- Stated problem -
Your task is to give the listing below back word for word, pictures excluded.
•••
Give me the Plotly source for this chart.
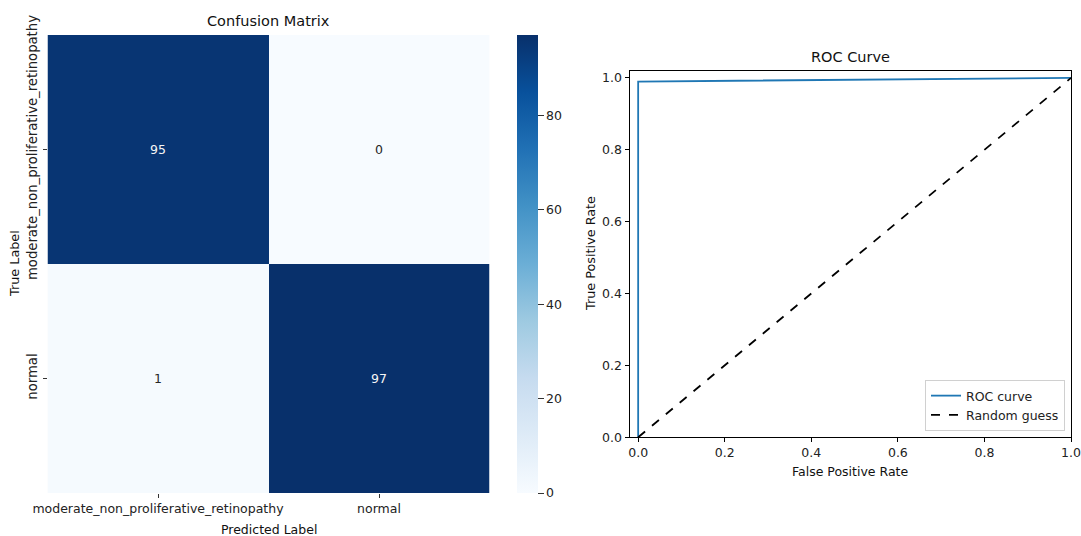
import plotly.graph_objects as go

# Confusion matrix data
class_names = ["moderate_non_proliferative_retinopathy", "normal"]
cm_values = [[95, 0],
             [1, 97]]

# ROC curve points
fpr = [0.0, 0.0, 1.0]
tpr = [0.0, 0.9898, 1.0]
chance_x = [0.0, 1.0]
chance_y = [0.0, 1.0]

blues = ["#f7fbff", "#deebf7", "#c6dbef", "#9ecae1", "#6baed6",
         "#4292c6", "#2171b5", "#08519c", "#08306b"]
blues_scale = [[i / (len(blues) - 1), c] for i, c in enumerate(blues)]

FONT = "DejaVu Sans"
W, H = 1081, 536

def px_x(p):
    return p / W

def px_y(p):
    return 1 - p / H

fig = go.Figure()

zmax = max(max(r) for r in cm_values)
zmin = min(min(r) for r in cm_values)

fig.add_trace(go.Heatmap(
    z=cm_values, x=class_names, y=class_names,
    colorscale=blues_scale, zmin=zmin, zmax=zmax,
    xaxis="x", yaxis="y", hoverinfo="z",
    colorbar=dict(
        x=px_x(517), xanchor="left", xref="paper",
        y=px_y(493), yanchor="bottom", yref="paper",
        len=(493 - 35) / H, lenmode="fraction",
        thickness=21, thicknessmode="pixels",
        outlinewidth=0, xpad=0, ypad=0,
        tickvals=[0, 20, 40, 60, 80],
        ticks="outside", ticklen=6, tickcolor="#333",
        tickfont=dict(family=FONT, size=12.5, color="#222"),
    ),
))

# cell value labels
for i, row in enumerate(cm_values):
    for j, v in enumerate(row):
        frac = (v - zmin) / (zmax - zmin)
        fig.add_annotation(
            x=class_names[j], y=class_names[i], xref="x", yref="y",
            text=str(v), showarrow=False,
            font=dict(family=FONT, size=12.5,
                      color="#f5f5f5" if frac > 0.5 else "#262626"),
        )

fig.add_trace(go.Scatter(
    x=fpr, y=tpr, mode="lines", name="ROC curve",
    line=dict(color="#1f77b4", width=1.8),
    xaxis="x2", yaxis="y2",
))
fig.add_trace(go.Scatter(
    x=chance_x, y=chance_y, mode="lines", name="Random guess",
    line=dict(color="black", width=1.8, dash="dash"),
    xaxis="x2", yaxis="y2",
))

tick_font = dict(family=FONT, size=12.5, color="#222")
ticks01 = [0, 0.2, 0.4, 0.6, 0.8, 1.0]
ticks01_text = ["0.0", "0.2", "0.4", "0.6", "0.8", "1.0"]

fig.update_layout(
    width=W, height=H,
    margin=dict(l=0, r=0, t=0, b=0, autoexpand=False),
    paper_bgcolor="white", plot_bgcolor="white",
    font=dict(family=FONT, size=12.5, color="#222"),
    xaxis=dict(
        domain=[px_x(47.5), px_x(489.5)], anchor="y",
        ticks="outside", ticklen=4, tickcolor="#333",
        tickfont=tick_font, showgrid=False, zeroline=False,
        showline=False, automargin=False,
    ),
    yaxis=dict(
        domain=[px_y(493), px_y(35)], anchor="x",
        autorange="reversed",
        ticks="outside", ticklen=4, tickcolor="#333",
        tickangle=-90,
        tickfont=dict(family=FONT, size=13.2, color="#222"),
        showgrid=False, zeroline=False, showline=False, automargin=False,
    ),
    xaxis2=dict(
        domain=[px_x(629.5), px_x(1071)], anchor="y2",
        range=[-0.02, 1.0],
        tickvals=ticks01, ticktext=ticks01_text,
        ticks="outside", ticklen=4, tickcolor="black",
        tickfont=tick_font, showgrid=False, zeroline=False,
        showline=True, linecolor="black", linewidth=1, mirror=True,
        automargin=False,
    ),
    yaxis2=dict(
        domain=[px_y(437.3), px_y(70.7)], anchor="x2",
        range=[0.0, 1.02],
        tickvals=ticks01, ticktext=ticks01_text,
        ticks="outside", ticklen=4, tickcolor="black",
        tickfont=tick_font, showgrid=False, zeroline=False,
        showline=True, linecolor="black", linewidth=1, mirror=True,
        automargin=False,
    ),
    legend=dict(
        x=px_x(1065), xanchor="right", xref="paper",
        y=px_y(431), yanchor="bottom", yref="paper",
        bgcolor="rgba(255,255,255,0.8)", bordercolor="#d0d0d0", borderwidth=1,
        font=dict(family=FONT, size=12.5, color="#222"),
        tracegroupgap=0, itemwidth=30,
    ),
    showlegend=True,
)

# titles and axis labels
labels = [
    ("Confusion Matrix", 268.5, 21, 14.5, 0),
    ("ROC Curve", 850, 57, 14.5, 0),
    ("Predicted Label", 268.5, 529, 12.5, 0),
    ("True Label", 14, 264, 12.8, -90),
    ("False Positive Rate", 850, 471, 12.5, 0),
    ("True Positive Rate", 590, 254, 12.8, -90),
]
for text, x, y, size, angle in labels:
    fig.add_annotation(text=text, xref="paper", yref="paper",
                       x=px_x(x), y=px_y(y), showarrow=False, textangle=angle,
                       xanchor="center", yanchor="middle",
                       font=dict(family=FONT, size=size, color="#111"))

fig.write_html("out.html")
•••
- Full output -
Give me the Plotly source for this chart.
import plotly.graph_objects as go

# Confusion matrix data
class_names = ["moderate_non_proliferative_retinopathy", "normal"]
cm_values = [[95, 0],
             [1, 97]]

# ROC curve points
fpr = [0.0, 0.0, 1.0]
tpr = [0.0, 0.9898, 1.0]
chance_x = [0.0, 1.0]
chance_y = [0.0, 1.0]

blues = ["#f7fbff", "#deebf7", "#c6dbef", "#9ecae1", "#6baed6",
         "#4292c6", "#2171b5", "#08519c", "#08306b"]
blues_scale = [[i / (len(blues) - 1), c] for i, c in enumerate(blues)]

FONT = "DejaVu Sans"
W, H = 1081, 536

def px_x(p):
    return p / W

def px_y(p):
    return 1 - p / H

fig = go.Figure()

zmax = max(max(r) for r in cm_values)
zmin = min(min(r) for r in cm_values)

fig.add_trace(go.Heatmap(
    z=cm_values, x=class_names, y=class_names,
    colorscale=blues_scale, zmin=zmin, zmax=zmax,
    xaxis="x", yaxis="y", hoverinfo="z",
    colorbar=dict(
        x=px_x(517), xanchor="left", xref="paper",
        y=px_y(493), yanchor="bottom", yref="paper",
        len=(493 - 35) / H, lenmode="fraction",
        thickness=21, thicknessmode="pixels",
        outlinewidth=0, xpad=0, ypad=0,
        tickvals=[0, 20, 40, 60, 80],
        ticks="outside", ticklen=6, tickcolor="#333",
        tickfont=dict(family=FONT, size=12.5, color="#222"),
    ),
))

# cell value labels
for i, row in enumerate(cm_values):
    for j, v in enumerate(row):
        frac = (v - zmin) / (zmax - zmin)
        fig.add_annotation(
            x=class_names[j], y=class_names[i], xref="x", yref="y",
            text=str(v), showarrow=False,
            font=dict(family=FONT, size=12.5,
                      color="#f5f5f5" if frac > 0.5 else "#262626"),
        )

fig.add_trace(go.Scatter(
    x=fpr, y=tpr, mode="lines", name="ROC curve",
    line=dict(color="#1f77b4", width=1.8),
    xaxis="x2", yaxis="y2",
))
fig.add_trace(go.Scatter(
    x=chance_x, y=chance_y, mode="lines", name="Random guess",
    line=dict(color="black", width=1.8, dash="dash"),
    xaxis="x2", yaxis="y2",
))

tick_font = dict(family=FONT, size=12.5, color="#222")
ticks01 = [0, 0.2, 0.4, 0.6, 0.8, 1.0]
ticks01_text = ["0.0", "0.2", "0.4", "0.6", "0.8", "1.0"]

fig.update_layout(
    width=W, height=H,
    margin=dict(l=0, r=0, t=0, b=0, autoexpand=False),
    paper_bgcolor="white", plot_bgcolor="white",
    font=dict(family=FONT, size=12.5, color="#222"),
    xaxis=dict(
        domain=[px_x(47.5), px_x(489.5)], anchor="y",
        ticks="outside", ticklen=4, tickcolor="#333",
        tickfont=tick_font, showgrid=False, zeroline=False,
        showline=False, automargin=False,
    ),
    yaxis=dict(
        domain=[px_y(493), px_y(35)], anchor="x",
        autorange="reversed",
        ticks="outside", ticklen=4, tickcolor="#333",
        tickangle=-90,
        tickfont=dict(family=FONT, size=13.2, color="#222"),
        showgrid=False, zeroline=False, showline=False, automargin=False,
    ),
    xaxis2=dict(
        domain=[px_x(629.5), px_x(1071)], anchor="y2",
        range=[-0.02, 1.0],
        tickvals=ticks01, ticktext=ticks01_text,
        ticks="outside", ticklen=4, tickcolor="black",
        tickfont=tick_font, showgrid=False, zeroline=False,
        showline=True, linecolor="black", linewidth=1, mirror=True,
        automargin=False,
    ),
    yaxis2=dict(
        domain=[px_y(437.3), px_y(70.7)], anchor="x2",
        range=[0.0, 1.02],
        tickvals=ticks01, ticktext=ticks01_text,
        ticks="outside", ticklen=4, tickcolor="black",
        tickfont=tick_font, showgrid=False, zeroline=False,
        showline=True, linecolor="black", linewidth=1, mirror=True,
        automargin=False,
    ),
    legend=dict(
        x=px_x(1065), xanchor="right", xref="paper",
        y=px_y(431), yanchor="bottom", yref="paper",
        bgcolor="rgba(255,255,255,0.8)", bordercolor="#d0d0d0", borderwidth=1,
        font=dict(family=FONT, size=12.5, color="#222"),
        tracegroupgap=0, itemwidth=30,
    ),
    showlegend=True,
)

# titles and axis labels
labels = [
    ("Confusion Matrix", 268.5, 21, 14.5, 0),
    ("ROC Curve", 850, 57, 14.5, 0),
    ("Predicted Label", 268.5, 529, 12.5, 0),
    ("True Label", 14, 264, 12.8, -90),
    ("False Positive Rate", 850, 471, 12.5, 0),
    ("True Positive Rate", 590, 254, 12.8, -90),
]
for text, x, y, size, angle in labels:
    fig.add_annotation(text=text, xref="paper", yref="paper",
                       x=px_x(x), y=px_y(y), showarrow=False, textangle=angle,
                       xanchor="center", yanchor="middle",
                       font=dict(family=FONT, size=size, color="#111"))

fig.write_html("out.html")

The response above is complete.